The team created a website and recruited 217 Penn graduate students to enroll in a 13-week free exercise program at the University’s Pottruck Health and Fitness Center. The study divided the students into three different groups.

The first was the control group, which received no follow-up interventions.

The second group was encouraged to attend exercise classes through conventional social networking promotional messaging, fitness tips, videos, and infographics that stressed the importance of an active lifestyle.

The third group received no messaging. Instead, group members were randomly assigned to an online network of six anonymous peers, or “health buddies,” from the program. Participants received regular online updates about the fitness activities of their peers. For example, when a health buddy signed up for a weightlifting or yoga class, all of the peers in his or her network were notified. Group members could also monitor when peers signed up for exercise classes via the study’s website.

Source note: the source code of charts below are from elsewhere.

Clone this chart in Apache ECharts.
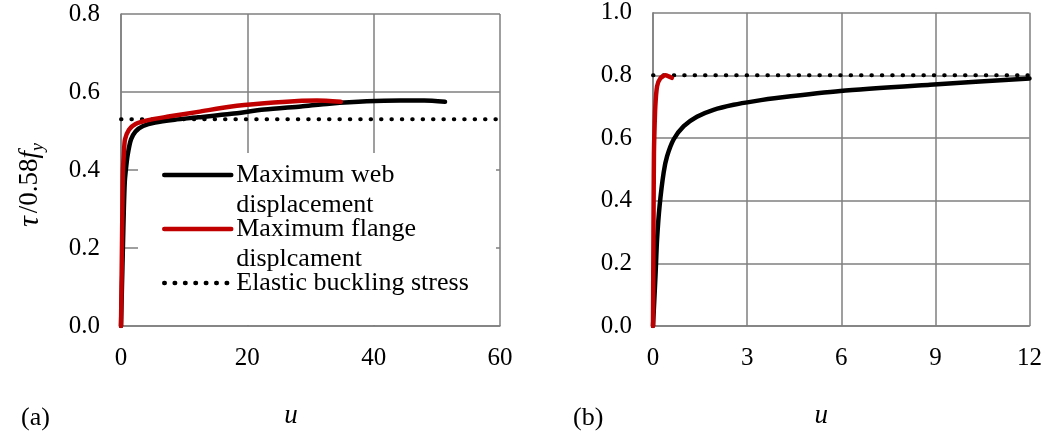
<!DOCTYPE html>
<html><head><meta charset="utf-8">
<script src="https://cdn.jsdelivr.net/npm/echarts@6/dist/echarts.min.js"></script>
<style>html,body{margin:0;padding:0;background:#fff}#c{width:1045px;height:434px}</style>
</head><body><div id="c"></div>
<script>
// ---- data (u, tau/0.58fy) ----
const webA = [[0,0],[0.15,0.1],[0.3,0.2],[0.45,0.3],[0.6,0.37],[0.74,0.396],[1.05,0.438],[1.58,0.478],[2.3,0.499],[3.5,0.513],[5.4,0.522],[8.5,0.529],[12.2,0.535],[17.5,0.544],[22.7,0.555],[28.5,0.563],[33,0.57],[38.9,0.576],[44.2,0.578],[48,0.578],[51.3,0.575]];
const flangeA = [[0,0],[0.08,0.1],[0.15,0.2],[0.22,0.3],[0.3,0.396],[0.45,0.44],[0.63,0.478],[1.26,0.503],[2.3,0.518],[4.3,0.528],[7.5,0.537],[12.2,0.549],[17.5,0.563],[22.7,0.571],[28,0.577],[31,0.578],[34.8,0.575]];
const elasticA = [[0,0.53],[60,0.53]];
const webB = [[0,0],[0.04,0.08],[0.084,0.171],[0.13,0.277],[0.21,0.383],[0.34,0.49],[0.45,0.542],[0.66,0.596],[0.98,0.638],[1.4,0.668],[1.93,0.69],[2.57,0.706],[3.2,0.717],[4.06,0.729],[5.97,0.75],[8.83,0.77],[12,0.79]];
const flangeB = [[0,0],[0.01,0.2],[0.02,0.4],[0.03,0.55],[0.04,0.6],[0.073,0.7],[0.13,0.765],[0.23,0.79],[0.39,0.8],[0.5,0.797],[0.6,0.792]];
const elasticB = [[0,0.8],[12,0.8]];
const xAxisA = [0, 60, 20];   // min, max, interval
const yAxisA = [0, 0.8, 0.2];
const xAxisB = [0, 12, 3];
const yAxisB = [0, 1.0, 0.2];
const seriesNames = ['Maximum web displacement', 'Maximum flange displcament', 'Elastic buckling stress'];
const panelLabels = ['(a)', '(b)'];
const xName = 'u';

const FONT = '"Liberation Serif", "Times New Roman", serif';
const GRID_C = '#7f7f7f';
const chart = echarts.init(document.getElementById('c'), null, {renderer: 'canvas'});

function xAxis(gi, r, namePad) {
  return {
    type: 'value', gridIndex: gi, min: r[0], max: r[1], interval: r[2],
    name: xName, nameLocation: 'middle', nameGap: 76,
    nameTextStyle: {fontFamily: FONT, fontSize: 27, fontStyle: 'italic', color: '#000', padding: namePad},
    axisLine: {show: true, onZero: false, lineStyle: {color: GRID_C, width: 1.5}},
    axisTick: {show: false},
    axisLabel: {fontFamily: FONT, fontSize: 25, color: '#000', margin: 20, formatter: v => String(v)},
    splitLine: {show: true, lineStyle: {color: GRID_C, width: 1.5}}
  };
}
function yAxis(gi, r, withName) {
  const o = {
    type: 'value', gridIndex: gi, min: r[0], max: r[1], interval: r[2],
    axisLine: {show: true, onZero: false, lineStyle: {color: GRID_C, width: 1.5}},
    axisTick: {show: false},
    axisLabel: {fontFamily: FONT, fontSize: 25, color: '#000', margin: 21, formatter: v => v.toFixed(1)},
    splitLine: {show: true, lineStyle: {color: GRID_C, width: 1.5}}
  };
  if (withName) {
    Object.assign(o, {
      name: '{t|τ}/0.58{i|f}{s|y}', nameLocation: 'middle', nameRotate: 90, nameGap: 74,
      nameTextStyle: {
        fontFamily: FONT, fontSize: 27, color: '#000', lineHeight: 34, padding: [0, 30, 0, 0],
        rich: {
          t: {fontFamily: FONT, fontSize: 30, fontStyle: 'italic', color: '#000', lineHeight: 34, padding: [0, 3, 0, 0]},
          i: {fontFamily: FONT, fontSize: 27, fontStyle: 'italic', color: '#000', lineHeight: 34},
          s: {fontFamily: FONT, fontSize: 18, fontStyle: 'italic', color: '#000', verticalAlign: 'bottom', lineHeight: 18}
        }
      }
    });
  }
  return o;
}
function lineSeries(name, data, xi, color, dotted) {
  return {
    type: 'line', name, data, xAxisIndex: xi, yAxisIndex: xi,
    symbol: 'none', smooth: dotted ? false : 0.25, clip: true, z: dotted ? 3 : 4,
    itemStyle: {color},
    lineStyle: dotted
      ? {color: '#000', width: 4, type: [0.5, 9.9], cap: 'round'}
      : {color, width: 4.5, cap: 'round', join: 'round'},
    emphasis: {disabled: true}
  };
}
const legendFmt = {
  'Maximum web displacement': '\nMaximum web\ndisplacement',
  'Maximum flange displcament': '\nMaximum flange\ndisplcament',
  'Elastic buckling stress': '\nElastic buckling stress\n'
};

chart.setOption({
  animation: false,
  backgroundColor: '#fff',
  grid: [
    {left: 121, top: 14, width: 379, height: 315},
    {left: 653, top: 12.7, width: 376.5, height: 314.7}
  ],
  xAxis: [xAxis(0, xAxisA, [0, 39, 0, 0]), xAxis(1, xAxisB, [0, 40, 0, 0])],
  yAxis: [yAxis(0, yAxisA, true), yAxis(1, yAxisB, false)],
  title: [
    {text: panelLabels[0], left: 21, top: 405, padding: 0, textStyle: {fontFamily: FONT, fontSize: 26, fontWeight: 'normal', color: '#000'}},
    {text: panelLabels[1], left: 573, top: 405, padding: 0, textStyle: {fontFamily: FONT, fontSize: 26, fontWeight: 'normal', color: '#000'}}
  ],
  graphic: [{type: 'rect', z: 1, shape: {x: 138, y: 153, width: 358, height: 172}, style: {fill: '#fff'}, silent: true}],
  legend: {
    orient: 'vertical', left: 162, top: 130, padding: 0, itemGap: -36,
    itemWidth: 67, itemHeight: 14, selectedMode: false,
    lineStyle: {width: 4.5},
    itemStyle: {opacity: 0},
    textStyle: {fontFamily: FONT, fontSize: 26, color: '#000', lineHeight: 30},
    formatter: n => legendFmt[n],
    data: seriesNames.map(n => ({name: n}))
  },
  series: [
    lineSeries(seriesNames[2], elasticA, 0, '#000', true),
    lineSeries(seriesNames[0], webA, 0, '#000', false),
    lineSeries(seriesNames[1], flangeA, 0, '#c00000', false),
    lineSeries(seriesNames[2], elasticB, 1, '#000', true),
    lineSeries(seriesNames[0], webB, 1, '#000', false),
    lineSeries(seriesNames[1], flangeB, 1, '#c00000', false)
  ]
});
</script></body></html>
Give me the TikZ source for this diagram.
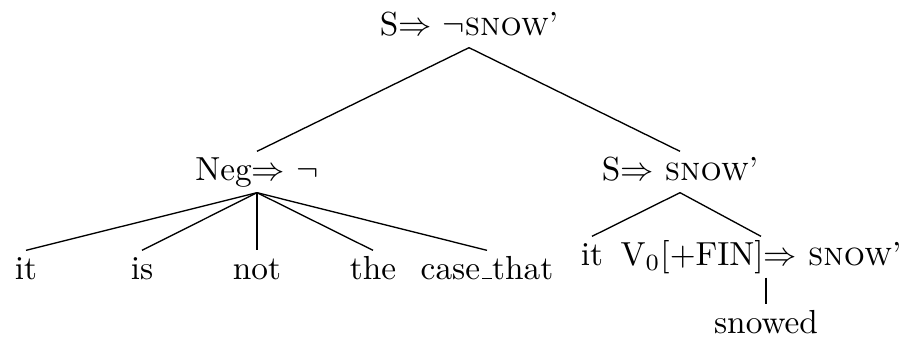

To encourage group members to exercise more, participants only received live web updates about their peers’ positive exercise behavior, a model developed through Centola’s prior research on the dynamics of group behavior. If a peer skipped a class, for example, an online notification was not sent.

By the end of the study, the findings were clear: Social influence from anonymous online peers was far more successful than promotional messages in increasing the physical activity of study participants.

The group with program-assigned “buddies” worked out 1.6 days per week more than at the beginning of the study, about twice as much as members of the other two groups.

In the group that received the promotional messages, there was an initial spike in class attendance after the messages were sent at the beginning of the study, but as the weeks went on, the effect of the messages declined.

“Overall,” says Centola, “the study shows that online peers are not only more influential for getting people to become active, but they are also surprisingly effective at keeping them coming back for more.”